(Records from a data collection)

[Start]

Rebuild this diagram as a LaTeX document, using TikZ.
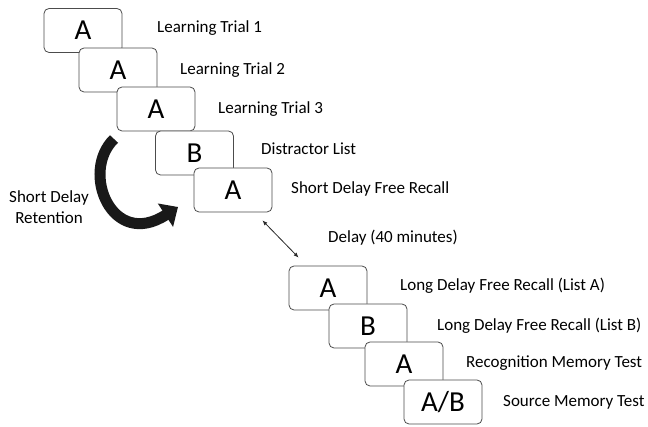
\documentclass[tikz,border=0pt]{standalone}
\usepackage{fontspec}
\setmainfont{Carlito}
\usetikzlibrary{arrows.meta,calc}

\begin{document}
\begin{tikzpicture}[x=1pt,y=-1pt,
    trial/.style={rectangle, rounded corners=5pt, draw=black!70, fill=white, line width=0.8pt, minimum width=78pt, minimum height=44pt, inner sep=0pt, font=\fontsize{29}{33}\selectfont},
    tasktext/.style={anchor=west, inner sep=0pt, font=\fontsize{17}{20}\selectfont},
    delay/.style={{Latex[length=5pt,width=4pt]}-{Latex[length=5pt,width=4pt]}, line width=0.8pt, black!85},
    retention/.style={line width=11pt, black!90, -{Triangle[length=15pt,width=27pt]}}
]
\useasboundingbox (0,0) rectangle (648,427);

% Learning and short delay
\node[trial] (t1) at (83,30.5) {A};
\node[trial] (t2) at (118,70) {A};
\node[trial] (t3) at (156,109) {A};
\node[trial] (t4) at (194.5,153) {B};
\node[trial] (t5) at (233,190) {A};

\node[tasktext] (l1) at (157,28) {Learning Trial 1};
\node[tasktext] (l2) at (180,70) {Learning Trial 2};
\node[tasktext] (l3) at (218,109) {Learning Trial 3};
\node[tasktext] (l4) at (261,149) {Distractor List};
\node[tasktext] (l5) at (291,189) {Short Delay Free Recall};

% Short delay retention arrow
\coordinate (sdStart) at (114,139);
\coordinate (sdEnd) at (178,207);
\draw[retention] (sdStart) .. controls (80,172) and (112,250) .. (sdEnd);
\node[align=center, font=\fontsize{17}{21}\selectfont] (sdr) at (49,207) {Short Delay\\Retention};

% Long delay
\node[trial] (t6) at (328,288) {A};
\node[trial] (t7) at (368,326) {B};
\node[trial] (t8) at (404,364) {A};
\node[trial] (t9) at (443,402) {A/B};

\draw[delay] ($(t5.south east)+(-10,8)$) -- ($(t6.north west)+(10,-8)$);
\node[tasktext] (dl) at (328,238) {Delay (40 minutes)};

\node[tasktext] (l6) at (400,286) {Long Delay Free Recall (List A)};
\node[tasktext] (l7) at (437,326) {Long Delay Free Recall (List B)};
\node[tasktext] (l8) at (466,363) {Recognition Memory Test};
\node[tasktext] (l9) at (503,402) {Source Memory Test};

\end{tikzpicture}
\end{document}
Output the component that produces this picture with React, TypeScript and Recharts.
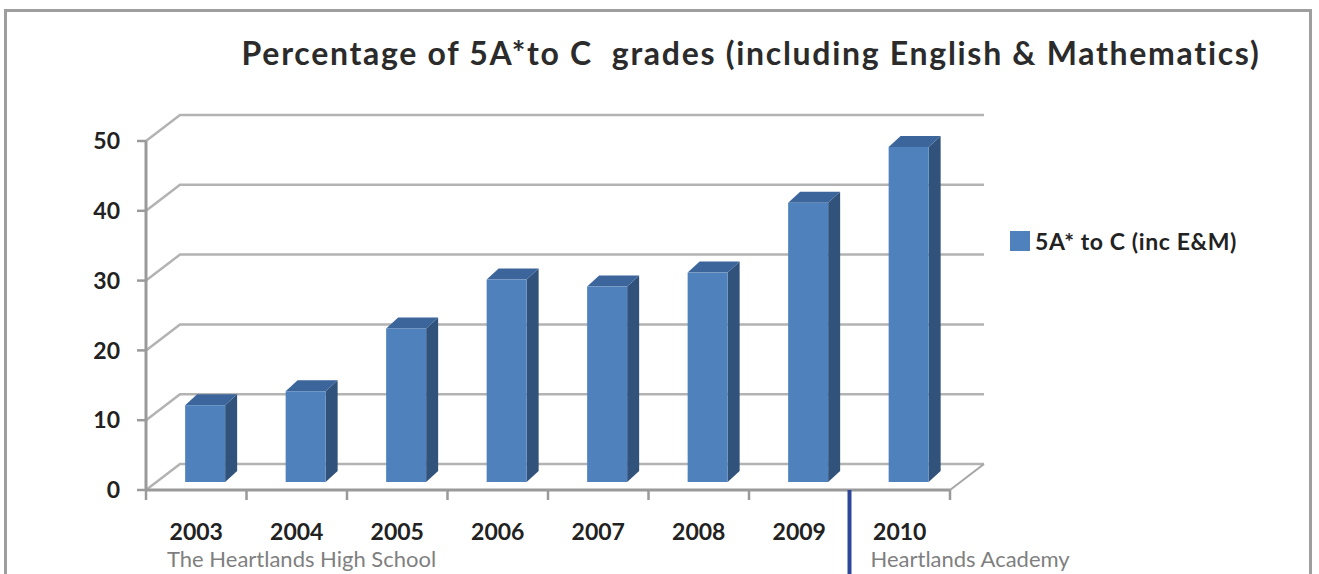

[End]

* [PROBLEM STATEMENT] Exclude all images and restate the records above word for word.

* [TASK RESULT]
Rebuild this diagram as a LaTeX document, using TikZ.
\documentclass[tikz,border=0pt]{standalone}
\usepackage{fontspec}
\setmainfont{Carlito}
\usetikzlibrary{arrows.meta,calc}

\begin{document}
\begin{tikzpicture}[x=1pt,y=-1pt,
    trial/.style={rectangle, rounded corners=5pt, draw=black!70, fill=white, line width=0.8pt, minimum width=78pt, minimum height=44pt, inner sep=0pt, font=\fontsize{29}{33}\selectfont},
    tasktext/.style={anchor=west, inner sep=0pt, font=\fontsize{17}{20}\selectfont},
    delay/.style={{Latex[length=5pt,width=4pt]}-{Latex[length=5pt,width=4pt]}, line width=0.8pt, black!85},
    retention/.style={line width=11pt, black!90, -{Triangle[length=15pt,width=27pt]}}
]
\useasboundingbox (0,0) rectangle (648,427);

% Learning and short delay
\node[trial] (t1) at (83,30.5) {A};
\node[trial] (t2) at (118,70) {A};
\node[trial] (t3) at (156,109) {A};
\node[trial] (t4) at (194.5,153) {B};
\node[trial] (t5) at (233,190) {A};

\node[tasktext] (l1) at (157,28) {Learning Trial 1};
\node[tasktext] (l2) at (180,70) {Learning Trial 2};
\node[tasktext] (l3) at (218,109) {Learning Trial 3};
\node[tasktext] (l4) at (261,149) {Distractor List};
\node[tasktext] (l5) at (291,189) {Short Delay Free Recall};

% Short delay retention arrow
\coordinate (sdStart) at (114,139);
\coordinate (sdEnd) at (178,207);
\draw[retention] (sdStart) .. controls (80,172) and (112,250) .. (sdEnd);
\node[align=center, font=\fontsize{17}{21}\selectfont] (sdr) at (49,207) {Short Delay\\Retention};

% Long delay
\node[trial] (t6) at (328,288) {A};
\node[trial] (t7) at (368,326) {B};
\node[trial] (t8) at (404,364) {A};
\node[trial] (t9) at (443,402) {A/B};

\draw[delay] ($(t5.south east)+(-10,8)$) -- ($(t6.north west)+(10,-8)$);
\node[tasktext] (dl) at (328,238) {Delay (40 minutes)};

\node[tasktext] (l6) at (400,286) {Long Delay Free Recall (List A)};
\node[tasktext] (l7) at (437,326) {Long Delay Free Recall (List B)};
\node[tasktext] (l8) at (466,363) {Recognition Memory Test};
\node[tasktext] (l9) at (503,402) {Source Memory Test};

\end{tikzpicture}
\end{document}
Output the component that produces this picture with React, TypeScript and Recharts.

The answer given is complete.